**Task instructions:**
Write out the records below from the first line through the line containing "ax = fig.add_axes([0.0963, 0.102, 0.9017, 0.866])", leaving out any pictures.

-------- Dataset records --------

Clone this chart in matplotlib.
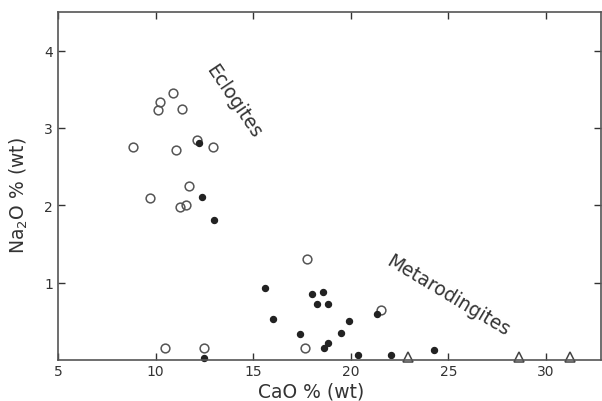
import matplotlib
matplotlib.use("Agg")
import matplotlib.pyplot as plt

# Open circles
open_cao = [8.83, 9.70, 10.14, 10.24, 10.90, 11.06, 11.36, 11.26, 11.55, 11.71, 12.14, 12.95,
            10.50, 12.50, 17.73, 17.63, 21.56]
open_na2o = [2.75, 2.10, 3.23, 3.33, 3.45, 2.72, 3.25, 1.98, 2.00, 2.25, 2.84, 2.75,
             0.15, 0.16, 1.30, 0.16, 0.64]

# Filled circles
fill_cao = [12.24, 12.38, 12.99, 12.49, 15.61, 16.00, 17.42, 18.03, 18.28, 18.59, 18.81,
            18.61, 18.81, 19.52, 19.91, 20.36, 21.32, 22.05, 24.27]
fill_na2o = [2.80, 2.11, 1.81, 0.02, 0.93, 0.53, 0.33, 0.85, 0.72, 0.88, 0.72,
             0.16, 0.22, 0.35, 0.50, 0.06, 0.59, 0.06, 0.13]

# Open triangles
tri_cao = [22.92, 28.61, 31.23]
tri_na2o = [0.04, 0.04, 0.04]

xticks = [5, 10, 15, 20, 25, 30]
yticks = [1, 2, 3, 4]

ink = "#333333"
fig = plt.figure(figsize=(6.02, 4.02), dpi=100)
ax = fig.add_axes([0.0963, 0.102, 0.9017, 0.866])

ax.plot(open_cao, open_na2o, linestyle="none", marker="o", markersize=6.3,
        markerfacecolor="none", markeredgecolor="#555555", markeredgewidth=1.1, clip_on=False)
ax.plot(fill_cao, fill_na2o, linestyle="none", marker="o", markersize=4.3,
        markerfacecolor="#222222", markeredgecolor="#222222", clip_on=False)
ax.plot(tri_cao, tri_na2o, linestyle="none", marker="^", markersize=7.5,
        markerfacecolor="none", markeredgecolor="#444444", markeredgewidth=1.1, clip_on=False)

ax.set_xlim(5, 32.8)
ax.set_ylim(0, 4.5)
ax.set_xticks(xticks)
ax.set_yticks(yticks)
ax.tick_params(direction="in", top=True, right=True, length=5, width=1, colors=ink,
               labelsize=10, labelcolor=ink)
ax.tick_params(axis="x", pad=3)
for s in ax.spines.values():
    s.set_color("#555555")
    s.set_linewidth(1.2)

ax.set_xlabel("CaO % (wt)", fontsize=13.5, color=ink)
ax.xaxis.set_label_coords(0.466, -0.063)
ax.set_ylabel("Na$_2$O % (wt)", fontsize=13.5, color=ink)
ax.yaxis.set_label_coords(-0.052, 0.474)

ax.text(14.0, 3.35, "Eclogites", rotation=-56, fontsize=13.5, color=ink,
        ha="center", va="center", rotation_mode="anchor")
ax.text(25.0, 0.84, "Metarodingites", rotation=-31, fontsize=13.5, color=ink,
        ha="center", va="center", rotation_mode="anchor")

fig.savefig("out.png", dpi=100)
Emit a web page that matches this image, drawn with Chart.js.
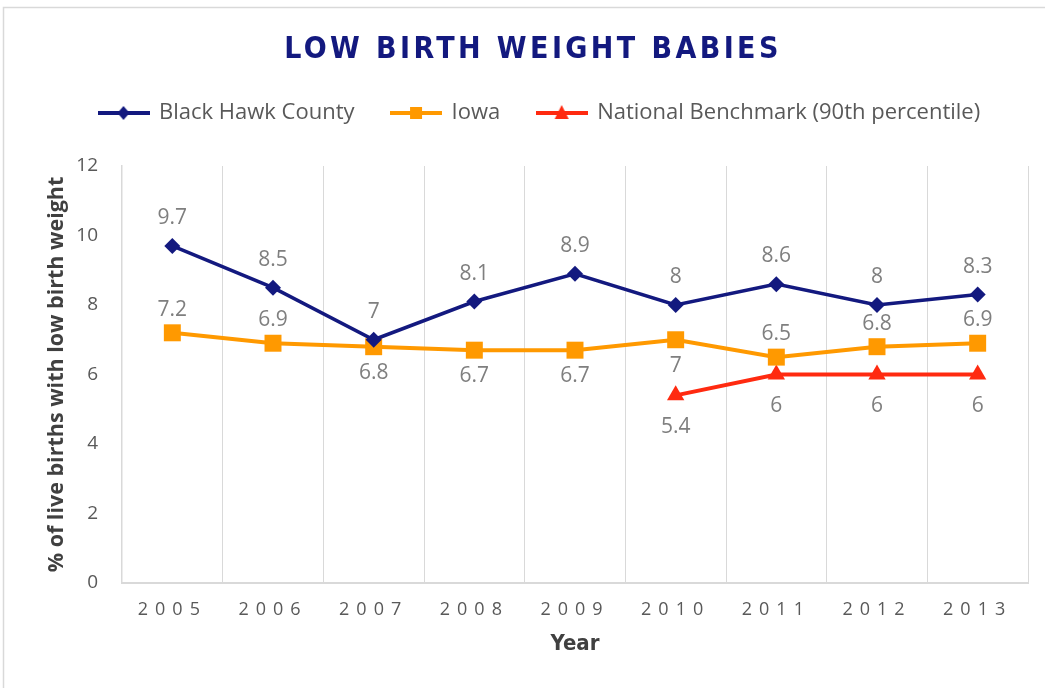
<!DOCTYPE html>
<html>
<head>
<meta charset="utf-8">
<script src="https://cdn.jsdelivr.net/npm/chart.js@4.4.0/dist/chart.umd.min.js"></script>
<style>
  html, body { margin: 0; padding: 0; background: #fff; }
</style>
</head>
<body>
<canvas id="chart-line" width="1045" height="688"></canvas>
<script>
var years = ["2005", "2006", "2007", "2008", "2009", "2010", "2011", "2012", "2013"];
var blackHawk = [9.7, 8.5, 7, 8.1, 8.9, 8, 8.6, 8, 8.3];
var iowa = [7.2, 6.9, 6.8, 6.7, 6.7, 7, 6.5, 6.8, 6.9];
var benchmark = [null, null, null, null, null, 5.4, 6, 6, 6];
var yTicks = [0, 2, 4, 6, 8, 10, 12];

var navy = "#13197f";
var orange = "#ff9900";
var red = "#ff2a10";
var narrow = "'Liberation Sans Narrow', 'DejaVu Sans Condensed', 'Roboto Condensed', sans-serif";

function legendIcon(color, shape) {
  var c = document.createElement("canvas");
  c.width = 52;
  c.height = 18;
  var g = c.getContext("2d");
  g.strokeStyle = color;
  g.fillStyle = color;
  g.lineWidth = 4;
  g.beginPath();
  g.moveTo(0, 9);
  g.lineTo(52, 9);
  g.stroke();
  g.beginPath();
  if (shape == "diamond") {
    g.moveTo(26, 2); g.lineTo(32, 9); g.lineTo(26, 16); g.lineTo(20, 9);
  } else if (shape == "square") {
    g.rect(20, 3, 12, 12);
  } else {
    g.moveTo(26, 1); g.lineTo(33, 15); g.lineTo(19, 15);
  }
  g.closePath();
  g.fill();
  return c;
}
var icons = [legendIcon(navy, "diamond"), legendIcon(orange, "square"), legendIcon(red, "triangle")];

// value labels above / below the markers, like the Excel data labels
var pointLabels = {
  id: "pointLabels",
  afterDatasetsDraw: function (chart) {
    var ctx = chart.ctx;
    ctx.save();
    ctx.font = "21px 'Open Sans'";
    ctx.fillStyle = "#7f7f7f";
    ctx.textAlign = "center";
    ctx.textBaseline = "middle";
    chart.data.datasets.forEach(function (ds, i) {
      var meta = chart.getDatasetMeta(i);
      meta.data.forEach(function (pt, j) {
        var v = ds.data[j];
        if (v == null) return;
        var y = ds.labelSide[j] == "up" ? pt.y - ds.labelGap[0] : pt.y + ds.labelGap[1];
        ctx.fillText(String(v), pt.x, y);
      });
    });
    ctx.restore();
  },
};

// letter spacing for title and year ticks, extra room under the legend
var tweaks = {
  id: "tweaks",
  beforeLayout: function (chart) {
    var lg = chart.legend;
    if (lg && !lg._wrapped) {
      var fit = lg.fit;
      lg.fit = function () {
        fit.call(this);
        this.height += 32;
      };
      lg._wrapped = true;
    }
  },
  afterLayout: function (chart) {
    var x = chart.scales.x;
    if (!x._spaced) {
      var drawLabels = x.drawLabels;
      x.drawLabels = function (area) {
        var c = this.ctx;
        c.save();
        c.letterSpacing = "7px";
        drawLabels.call(this, area);
        c.restore();
      };
      x._spaced = true;
    }
    var t = chart.titleBlock;
    if (t && !t._spaced) {
      var draw = t.draw;
      t.draw = function () {
        var c = this.ctx;
        c.save();
        c.letterSpacing = "3.4px";
        draw.apply(this, arguments);
        c.restore();
      };
      t._spaced = true;
    }
    chart.legend.left = 62;
  },
  beforeDraw: function (chart) {
    var ctx = chart.ctx;
    ctx.save();
    ctx.fillStyle = "#fff";
    ctx.fillRect(0, 0, chart.width, chart.height);
    ctx.strokeStyle = "#d9d9d9";
    ctx.lineWidth = 1.5;
    ctx.strokeRect(3.5, 7.5, 1200, 800);
    ctx.restore();
  },
};

var ctx = document.getElementById("chart-line").getContext("2d");

new Chart(ctx, {
  type: "line",
  data: {
    labels: years,
    datasets: [
      {
        label: "Black Hawk County",
        data: blackHawk,
        borderColor: navy,
        backgroundColor: navy,
        borderWidth: 3.5,
        pointStyle: "rectRot",
        pointRadius: 8,
        pointBorderWidth: 0,
        labelSide: ["up", "up", "up", "up", "up", "up", "up", "up", "up"],
        labelGap: [28, 0],
      },
      {
        label: "Iowa",
        data: iowa,
        borderColor: orange,
        backgroundColor: orange,
        borderWidth: 4,
        pointStyle: "rect",
        pointRadius: 12,
        pointBorderWidth: 0,
        labelSide: ["up", "up", "down", "down", "down", "down", "up", "up", "up"],
        labelGap: [23, 26],
      },
      {
        label: "National Benchmark (90th percentile)",
        data: benchmark,
        borderColor: red,
        backgroundColor: red,
        borderWidth: 4,
        pointStyle: "triangle",
        pointRadius: 10,
        pointBorderWidth: 0,
        labelSide: ["down", "down", "down", "down", "down", "down", "down", "down", "down"],
        labelGap: [0, 32],
      },
    ],
  },
  options: {
    responsive: false,
    animation: false,
    layout: {
      padding: { top: 10, left: 38, right: 17, bottom: 0 },
    },
    elements: {
      line: { tension: 0 },
    },
    plugins: {
      title: {
        display: true,
        text: "LOW BIRTH WEIGHT BABIES",
        color: navy,
        font: { size: 30, weight: "bold", family: narrow, lineHeight: 1 },
        padding: { top: 25, bottom: 0 },
      },
      legend: {
        display: true,
        align: "start",
        labels: {
          usePointStyle: true,
          pointStyleWidth: 49,
          padding: 37,
          color: "#595959",
          font: { size: 22, family: "Open Sans" },
          generateLabels: function (chart) {
            var items = Chart.defaults.plugins.legend.labels.generateLabels(chart);
            items.forEach(function (it, i) {
              it.pointStyle = icons[i];
            });
            return items;
          },
        },
      },
      tooltip: { enabled: false },
    },
    scales: {
      x: {
        offset: true,
        grid: {
          display: true,
          offset: true,
          color: "#d9d9d9",
          lineWidth: 1,
          drawTicks: false,
        },
        border: { display: true, color: "#d9d9d9", width: 2 },
        ticks: {
          color: "#595959",
          padding: 16,
          font: { size: 18, family: "Open Sans" },
        },
        title: {
          display: true,
          text: "Year",
          color: "#404040",
          font: { size: 22, weight: "bold", family: narrow },
          padding: { top: 0, bottom: 31 },
        },
        afterFit: function (scale) {
          scale.height = 105;
        },
      },
      y: {
        min: yTicks[0],
        max: yTicks[yTicks.length - 1],
        grid: { display: false, drawTicks: false },
        border: { display: true, color: "#d9d9d9", width: 1.5 },
        ticks: {
          stepSize: yTicks[1] - yTicks[0],
          color: "#595959",
          padding: 24,
          font: { size: 19, family: "Open Sans" },
        },
        title: {
          display: true,
          text: "% of live births with low birth weight",
          color: "#404040",
          font: { size: 21.5, weight: "bold", family: "Open Sans" },
          padding: { top: 5.5, bottom: 0 },
        },
        afterFit: function (scale) {
          scale.width = 84;
        },
      },
    },
  },
  plugins: [tweaks, pointLabels],
});
</script>
</body>
</html>
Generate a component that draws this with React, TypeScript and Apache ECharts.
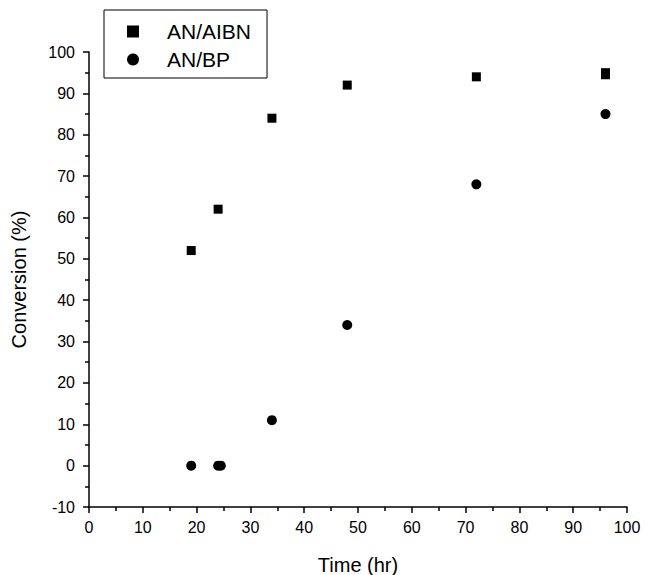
import React, { useEffect, useRef } from "react";
import * as echarts from "echarts";

const timeAIBN = [19, 24, 34, 48, 72, 96, 96];
const convAIBN = [52, 62, 84, 92, 94, 95, 94.5];
const timeBP = [19, 24, 24.5, 34, 48, 72, 96];
const convBP = [0, 0, 0, 11, 34, 68, 85];
const xName = "Time (hr)";
const yName = "Conversion (%)";

export default function App() {
  const ref = useRef<HTMLDivElement>(null);
  useEffect(() => {
    const chart = echarts.init(ref.current!, null, { renderer: "svg" });
    const font = "'Liberation Sans', Arial, sans-serif";
    const axisCommon = {
      axisLine: { show: true, onZero: false, lineStyle: { color: "#000", width: 1.5 } },
      axisTick: { show: true, inside: false, length: 6, lineStyle: { color: "#000", width: 1.5 } },
      minorTick: { show: true, splitNumber: 2, length: 4, lineStyle: { color: "#000", width: 1.5 } },
      splitLine: { show: false },
      axisLabel: { color: "#000", fontSize: 16, fontFamily: font },
      nameTextStyle: { color: "#000", fontSize: 20, fontFamily: font },
    };
    chart.setOption({
      animation: false,
      backgroundColor: "#fff",
      grid: { left: 89, right: 25, top: 52, bottom: 68, containLabel: false, outerBoundsMode: "none" },
      legend: {
        orient: "vertical",
        left: 104,
        top: 10,
        padding: [11, 16, 8, 23],
        borderColor: "#000",
        borderWidth: 1,
        itemGap: 7,
        itemWidth: 12,
        itemHeight: 12,
        textStyle: { color: "#000", fontSize: 21, lineHeight: 20, fontFamily: font, padding: [0, 0, 0, 23] },
        data: [
          { name: "AN/AIBN", icon: "rect" },
          { name: "AN/BP", icon: "circle" },
        ],
      },
      xAxis: {
        ...axisCommon,
        type: "value",
        min: 0,
        max: 100,
        interval: 10,
        name: xName,
        nameLocation: "middle",
        nameGap: 48,
        axisLabel: { ...axisCommon.axisLabel, margin: 12 },
      },
      yAxis: {
        ...axisCommon,
        type: "value",
        min: -10,
        max: 100,
        interval: 10,
        name: yName,
        nameLocation: "middle",
        nameGap: 60,
        axisLabel: { ...axisCommon.axisLabel, margin: 14 },
      },
      series: [
        {
          name: "AN/AIBN",
          type: "scatter",
          symbol: "rect",
          symbolSize: 9,
          itemStyle: { color: "#000", opacity: 1 },
          data: timeAIBN.map((t, i) => [t, convAIBN[i]]),
        },
        {
          name: "AN/BP",
          type: "scatter",
          symbol: "circle",
          symbolSize: 10,
          itemStyle: { color: "#000", opacity: 1 },
          data: timeBP.map((t, i) => [t, convBP[i]]),
        },
      ],
    });
    return () => chart.dispose();
  }, []);
  return <div ref={ref} style={{ width: 652, height: 575, position: "absolute", left: 0, top: 0 }} />;
}
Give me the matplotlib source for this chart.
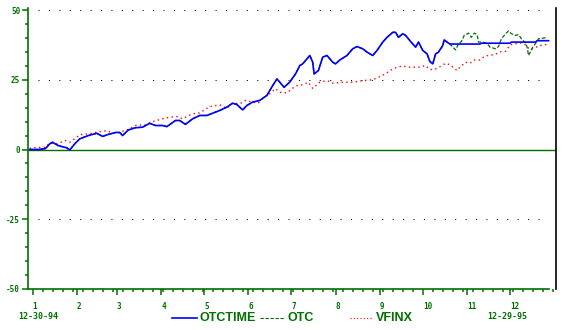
import numpy as np
import pandas as pd
import matplotlib
matplotlib.use('Agg')
import matplotlib.pyplot as plt
import matplotlib.dates as mdates
from matplotlib.lines import Line2D
from matplotlib.ticker import MultipleLocator

start = pd.Timestamp('1994-12-30')

# days after 12-30-94, % change; OTC and OTCTIME move together up to day 294
days_a = [0, 6, 11, 14, 16, 20, 23, 26, 28, 32, 35, 41, 47, 51, 55, 60, 63, 65, 69, 74,
          79, 84, 88, 93, 96, 102, 105, 109, 114, 119, 124, 128, 133, 138, 142, 145, 149, 152, 156, 161,
          166, 170, 173, 175, 178, 182, 186, 189, 191, 194, 196, 198, 199, 202, 205, 208, 212, 214, 217, 222,
          226, 229, 233, 236, 240, 243, 247, 250, 254, 256, 258, 261, 263, 266, 270, 272, 275, 278, 280, 282,
          284, 286, 289, 290, 292, 294]
fund_a = [0, 0, 0.3, 2, 2.6, 1.4, 1, 0.6, -0.2, 2.3, 3.8, 5, 5.8, 4.7, 5.4, 6.1, 6.1, 5, 7, 7.8,
          8, 9.4, 8.6, 8.6, 8.2, 10.4, 10.4, 9, 11, 12.2, 12.2, 13, 14, 15.2, 16.6, 16.1, 14.2, 15.8, 17, 17.6,
          19.4, 22.9, 25.3, 24.1, 22.3, 24.2, 27.1, 30.1, 30.7, 32.5, 33.7, 31.3, 27.1, 28.3, 33.1, 33.7, 31.3, 30.7, 32.1, 33.7,
          36.1, 36.9, 36.1, 34.9, 33.7, 35.5, 38.5, 40.2, 42, 42, 40.2, 41.5, 40.9, 39, 36.7, 38.5, 35.5, 34.3, 31.5, 30.7,
          34.3, 34.9, 37.3, 39.3, 38.5, 37.8]

otc_days_b = [296, 298, 300, 302, 304, 307, 309, 311, 313, 314, 317, 320, 322, 326, 328, 330, 333, 335, 337, 340,
              342, 344, 347, 348, 349, 352, 354, 356, 359, 362]
otc_b = [36.7, 35.7, 37.9, 38.7, 40.9, 41.7, 40.2, 41.7, 41.2, 38.5, 38.5, 38, 36.7, 36.1, 36.9, 39.7, 41.5, 42.5, 41.5, 40.9,
         41.2, 39.7, 38.1, 36.7, 33.7, 36.7, 38.1, 39.7, 39.9, 40.2]

otctime_days_b = [300, 315, 316, 336, 337, 354, 355, 363]
otctime_b = [37.8, 37.8, 38.1, 38.1, 38.5, 38.5, 39.0, 39.0]

vfinx_days = [0, 4, 11, 14, 19, 25, 28, 32, 35, 41, 47, 54, 58, 63, 69, 75, 81, 86, 93, 98,
              103, 107, 114, 119, 126, 133, 138, 142, 147, 151, 156, 160, 163, 168, 172, 175, 180, 184, 187, 191,
              195, 198, 203, 208, 212, 219, 226, 233, 240, 244, 249, 252, 257, 261, 266, 272, 277, 280, 284, 287,
              291, 294, 296, 299, 301, 305, 308, 311, 315, 318, 322, 325, 329, 333, 336, 340, 343, 346, 350, 354,
              357, 362]
vfinx = [0.4, 0.7, 0.8, 2.3, 2, 3.2, 2.6, 4, 5.3, 5.6, 6.2, 6.8, 5.8, 6.2, 7.2, 8.8, 8.8, 10, 11, 11.6,
         11.8, 11, 12.8, 13.1, 15.4, 16, 14.8, 16.6, 16.4, 17.6, 17, 16.6, 18.4, 20, 21.8, 20.5, 20.3, 22, 22.9, 23.2,
         24.1, 21.9, 24.1, 24.7, 23.8, 24.1, 24.1, 24.7, 25, 25.9, 27.1, 28.3, 29.5, 29.9, 29.5, 29.5, 30.1, 28.6, 28.9, 29.7,
         30.9, 30.4, 29.5, 28.3, 29.5, 31.3, 30.9, 32.1, 32.1, 33.3, 33.9, 33.9, 35, 35.2, 37.5, 37.9, 38.2, 37.9, 35.8, 36.6,
         37.3, 37.7]

month_starts = pd.date_range('1995-01-01', '1995-12-01', freq='MS')
month_labels = ['1', '2', '3', '4', '5', '6', '7', '8', '9', '10', '11', '12']

green = '#007000'
lab_font = {'family': 'DejaVu Sans Mono', 'weight': 'bold'}


def to_dates(d):
    return start + pd.to_timedelta(np.array(d, dtype=float), unit='D')


otc_x = to_dates(days_a + otc_days_b)
otc_y = fund_a + otc_b
otctime_x = to_dates(days_a + otctime_days_b)
otctime_y = fund_a + otctime_b
vf_x = to_dates(vfinx_days)

fig = plt.figure(figsize=(5.69, 3.30), dpi=100)
ax = fig.add_axes([28 / 569, 41 / 330, 528 / 569, 281 / 330])

# grid dots and zero line
g0 = start + pd.Timedelta(days=5.7)
g1 = start + pd.Timedelta(days=362.7)
ax.hlines([50, 25, -25], g0, g1, colors='black', lw=0.75, linestyles=[(0, (1, 9))])
ax.axhline(0, color=green, lw=1.0)

ax.plot(vf_x, vfinx, color='#ff0000', lw=1.0, linestyle=(0, (1, 2.4)))
ax.plot(otc_x, otc_y, color=green, lw=0.9, linestyle=(0, (3, 1.5)))
ax.plot(otctime_x, otctime_y, color='#0000ff', lw=1.2)

ax.set_xlim(start - pd.Timedelta(days=1.15), start + pd.Timedelta(days=368.2))
ax.set_ylim(-50, 50.72)

ax.spines['top'].set_visible(False)
ax.spines['left'].set_color(green)
ax.spines['left'].set_linewidth(1.2)
ax.spines['bottom'].set_color(green)
ax.spines['bottom'].set_linewidth(1.2)
ax.spines['bottom'].set_bounds(mdates.date2num(start - pd.Timedelta(days=1.15)),
                               mdates.date2num(start + pd.Timedelta(days=363.5)))
ax.spines['right'].set_color('black')
ax.spines['right'].set_linewidth(1.2)

ax.set_yticks([-50, -25, 0, 25, 50])
ax.set_yticklabels(['-50', '-25', '0', '25', '50'], fontdict=lab_font)
ax.yaxis.set_minor_locator(MultipleLocator(5))
ax.tick_params(axis='y', which='major', direction='out', length=4.6, width=1.1,
               colors=green, pad=1, labelsize=5.5)
ax.tick_params(axis='y', which='minor', direction='out', length=2.2, width=1.1, colors=green)

ax.set_xticks(month_starts)
ax.set_xticklabels(month_labels, fontdict=lab_font, ha='left')
ax.xaxis.set_minor_locator(mdates.WeekdayLocator(byweekday=mdates.SU))
ax.tick_params(axis='x', which='major', direction='out', length=4.4, width=1.1,
               colors=green, pad=5, labelsize=5.5)
ax.tick_params(axis='x', which='minor', direction='out', length=2.2, width=1.1, colors=green)

# start / end dates
fig.text(18 / 569, 1 - 316.5 / 330, '12-30-94', color=green, fontsize=6, va='center', ha='left', **lab_font)
fig.text(487 / 569, 1 - 316.5 / 330, '12-29-95', color=green, fontsize=6, va='center', ha='left', **lab_font)

# legend
ly = 1 - 318 / 330
leg_font = 'Liberation Sans'
fig.add_artist(Line2D([172 / 569, 197 / 569], [ly, ly], color='#0000ff', lw=1.2))
fig.text(200 / 569, ly, 'OTCTIME', color=green, fontsize=9, fontweight='bold', family=leg_font, va='center')
fig.add_artist(Line2D([260 / 569, 285 / 569], [ly, ly], color=green, lw=0.8, linestyle=(0, (3, 1.5))))
fig.text(288 / 569, ly, 'OTC', color=green, fontsize=9, fontweight='bold', family=leg_font, va='center')
fig.add_artist(Line2D([350 / 569, 372 / 569], [ly, ly], color='#ff0000', lw=0.8, linestyle=(0, (1, 2))))
fig.text(376 / 569, ly, 'VFINX', color=green, fontsize=9, fontweight='bold', family=leg_font, va='center')

fig.savefig('out.png', dpi=100)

--------

**Exercise result:**
Clone this chart in matplotlib.
import matplotlib
matplotlib.use("Agg")
import matplotlib.pyplot as plt

# Open circles
open_cao = [8.83, 9.70, 10.14, 10.24, 10.90, 11.06, 11.36, 11.26, 11.55, 11.71, 12.14, 12.95,
            10.50, 12.50, 17.73, 17.63, 21.56]
open_na2o = [2.75, 2.10, 3.23, 3.33, 3.45, 2.72, 3.25, 1.98, 2.00, 2.25, 2.84, 2.75,
             0.15, 0.16, 1.30, 0.16, 0.64]

# Filled circles
fill_cao = [12.24, 12.38, 12.99, 12.49, 15.61, 16.00, 17.42, 18.03, 18.28, 18.59, 18.81,
            18.61, 18.81, 19.52, 19.91, 20.36, 21.32, 22.05, 24.27]
fill_na2o = [2.80, 2.11, 1.81, 0.02, 0.93, 0.53, 0.33, 0.85, 0.72, 0.88, 0.72,
             0.16, 0.22, 0.35, 0.50, 0.06, 0.59, 0.06, 0.13]

# Open triangles
tri_cao = [22.92, 28.61, 31.23]
tri_na2o = [0.04, 0.04, 0.04]

xticks = [5, 10, 15, 20, 25, 30]
yticks = [1, 2, 3, 4]

ink = "#333333"
fig = plt.figure(figsize=(6.02, 4.02), dpi=100)
ax = fig.add_axes([0.0963, 0.102, 0.9017, 0.866])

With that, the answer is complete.